** What you have to do **
Restate, exactly and without pictures, the lines from the start of the listing below through the line holding "991.0, 1008.2, 1027.9];".
--- Begin Source material ---
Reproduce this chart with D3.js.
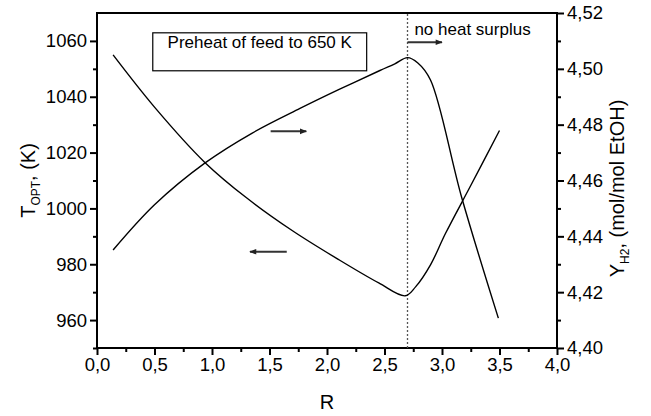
<!DOCTYPE html>
<html>
<head>
<meta charset="utf-8">
<script src="https://cdn.jsdelivr.net/npm/d3@7"></script>
<style>
  body { margin: 0; background: #fff; }
  svg { display: block; font-family: "Liberation Sans", Arial, Helvetica, sans-serif; }
</style>
</head>
<body>
<svg id="chart" width="651" height="416"></svg>
<script>
// Optimal temperature vs. recycle ratio R
const rT = [0.14, 0.5, 0.94, 1.3, 1.7, 2.1, 2.45, 2.68, 2.77, 2.90, 3.03, 3.25, 3.50];
const tOpt = [1055, 1036.3, 1016.4, 1003.8, 992.0, 981.7, 973.3, 968.7, 971.9, 979.8, 991.0, 1008.2, 1027.9];

// Hydrogen yield vs. recycle ratio R
const rY = [0.14, 0.5, 0.94, 1.35, 1.765, 2.11, 2.46, 2.59, 2.70, 2.79, 2.90, 3.17, 3.49];
const yH2 = [4.4351, 4.4513, 4.4663, 4.4770, 4.4858, 4.4927, 4.4994, 4.5018, 4.5040, 4.5021, 4.4960, 4.4541, 4.4107];

const xTicks = [0, 0.5, 1, 1.5, 2, 2.5, 3, 3.5, 4];
const leftTicks = [960, 980, 1000, 1020, 1040, 1060];
const rightTicks = [4.40, 4.42, 4.44, 4.46, 4.48, 4.50, 4.52];
const heatLimitR = 2.7;

const svg = d3.select("#chart");
const m = { left: 97, right: 557, top: 13, bottom: 348 };

const x = d3.scaleLinear().domain([0, 4]).range([m.left, m.right]);
const yL = d3.scaleLinear().domain([950, 1070]).range([m.bottom, m.top]);
const yR = d3.scaleLinear().domain([4.40, 4.52]).range([m.bottom, m.top]);

const comma = f => (v => d3.format(f)(v).replace(".", ","));

// Frame
svg.append("rect")
  .attr("x", m.left).attr("y", m.top)
  .attr("width", m.right - m.left).attr("height", m.bottom - m.top)
  .attr("fill", "none").attr("stroke", "#000").attr("stroke-width", 2);

function styleAxis(g) {
  g.select(".domain").remove();
  g.selectAll("line").attr("stroke", "#000").attr("stroke-width", 2);
  g.selectAll("text").attr("fill", "#000").style("font-size", "18.5px");
}

// Minor ticks
svg.append("g").attr("transform", `translate(0,${m.bottom})`)
  .call(d3.axisBottom(x).tickValues(d3.range(0.25, 4, 0.5)).tickSize(4).tickFormat(""))
  .call(styleAxis);
svg.append("g").attr("transform", `translate(${m.left},0)`)
  .call(d3.axisLeft(yL).tickValues(d3.range(950, 1070, 20)).tickSize(4).tickFormat(""))
  .call(styleAxis);
svg.append("g").attr("transform", `translate(${m.right},0)`)
  .call(d3.axisRight(yR).tickValues(d3.range(4.41, 4.52, 0.02)).tickSize(4).tickFormat(""))
  .call(styleAxis);

// Major ticks
svg.append("g").attr("transform", `translate(0,${m.bottom})`)
  .call(d3.axisBottom(x).tickValues(xTicks).tickSize(7).tickPadding(3).tickFormat(comma(".1f")))
  .call(styleAxis);
svg.append("g").attr("transform", `translate(${m.left},0)`)
  .call(d3.axisLeft(yL).tickValues(leftTicks).tickSize(7).tickPadding(3).tickFormat(d3.format("d")))
  .call(styleAxis);
svg.append("g").attr("transform", `translate(${m.right},0)`)
  .call(d3.axisRight(yR).tickValues(rightTicks).tickSize(7).tickPadding(3).tickFormat(comma(".2f")))
  .call(styleAxis);

// Heat-balance limit
svg.append("line")
  .attr("x1", x(heatLimitR)).attr("x2", x(heatLimitR))
  .attr("y1", m.bottom).attr("y2", m.top)
  .attr("stroke", "#555").attr("stroke-width", 1.3).attr("stroke-dasharray", "2,2");

// Curves
const lineT = d3.line().x((d, i) => x(rT[i])).y(d => yL(d)).curve(d3.curveCatmullRom.alpha(0.5));
const lineY = d3.line().x((d, i) => x(rY[i])).y(d => yR(d)).curve(d3.curveCatmullRom.alpha(0.5));
svg.append("path").attr("d", lineT(tOpt)).attr("fill", "none").attr("stroke", "#000").attr("stroke-width", 1.4);
svg.append("path").attr("d", lineY(yH2)).attr("fill", "none").attr("stroke", "#000").attr("stroke-width", 1.4);

// Arrow marker
svg.append("defs").append("marker")
  .attr("id", "head").attr("viewBox", "0 0 10 10")
  .attr("refX", 9).attr("refY", 5)
  .attr("markerUnits", "userSpaceOnUse")
  .attr("markerWidth", 10).attr("markerHeight", 7)
  .attr("orient", "auto")
  .append("path").attr("d", "M0,1 L10,5 L0,9 Z").attr("fill", "#222");

function arrow(r1, r2, yPix) {
  svg.append("line")
    .attr("x1", x(r1)).attr("x2", x(r2)).attr("y1", yPix).attr("y2", yPix)
    .attr("stroke", "#333").attr("stroke-width", 2).attr("marker-end", "url(#head)");
}
arrow(1.51, 1.82, yR(4.4776));   // points to the yield axis
arrow(1.65, 1.33, yL(984.5));    // points to the temperature axis
arrow(heatLimitR, 3.0, yR(4.5095));

// Annotation box
svg.append("rect")
  .attr("x", x(0.485)).attr("y", yR(4.5129))
  .attr("width", x(2.345) - x(0.485)).attr("height", yR(4.4993) - yR(4.5129))
  .attr("fill", "#fff").attr("stroke", "#000").attr("stroke-width", 1.2);
svg.append("text")
  .attr("x", (x(0.485) + x(2.345)) / 2).attr("y", 48)
  .attr("text-anchor", "middle").style("font-size", "17px")
  .text("Preheat of feed to 650 K");

svg.append("text")
  .attr("x", x(2.76)).attr("y", 35)
  .style("font-size", "17px")
  .text("no heat surplus");

// Axis titles
svg.append("text")
  .attr("x", (m.left + m.right) / 2).attr("y", 409)
  .attr("text-anchor", "middle").style("font-size", "20px").text("R");

const tl = svg.append("text")
  .attr("transform", `translate(35,${(m.top + m.bottom) / 2}) rotate(-90)`)
  .attr("text-anchor", "middle").style("font-size", "20px");
tl.append("tspan").text("T");
tl.append("tspan").attr("dy", 5).style("font-size", "12px").text("OPT");
tl.append("tspan").attr("dy", -5).text(", (K)");

const tr = svg.append("text")
  .attr("transform", `translate(624,${(m.top + m.bottom) / 2 + 8}) rotate(-90)`)
  .attr("text-anchor", "middle").style("font-size", "20px");
tr.append("tspan").text("Y");
tr.append("tspan").attr("dy", 5).style("font-size", "12px").text("H2");
tr.append("tspan").attr("dy", -5).text(", (mol/mol EtOH)");
</script>
</body>
</html>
--- End Source material ---
** Finished task **
Reproduce this chart with D3.js.
<!DOCTYPE html>
<html>
<head>
<meta charset="utf-8">
<script src="https://cdn.jsdelivr.net/npm/d3@7"></script>
<style>
  body { margin: 0; background: #fff; }
  svg { display: block; font-family: "Liberation Sans", Arial, Helvetica, sans-serif; }
</style>
</head>
<body>
<svg id="chart" width="651" height="416"></svg>
<script>
// Optimal temperature vs. recycle ratio R
const rT = [0.14, 0.5, 0.94, 1.3, 1.7, 2.1, 2.45, 2.68, 2.77, 2.90, 3.03, 3.25, 3.50];
const tOpt = [1055, 1036.3, 1016.4, 1003.8, 992.0, 981.7, 973.3, 968.7, 971.9, 979.8, 991.0, 1008.2, 1027.9];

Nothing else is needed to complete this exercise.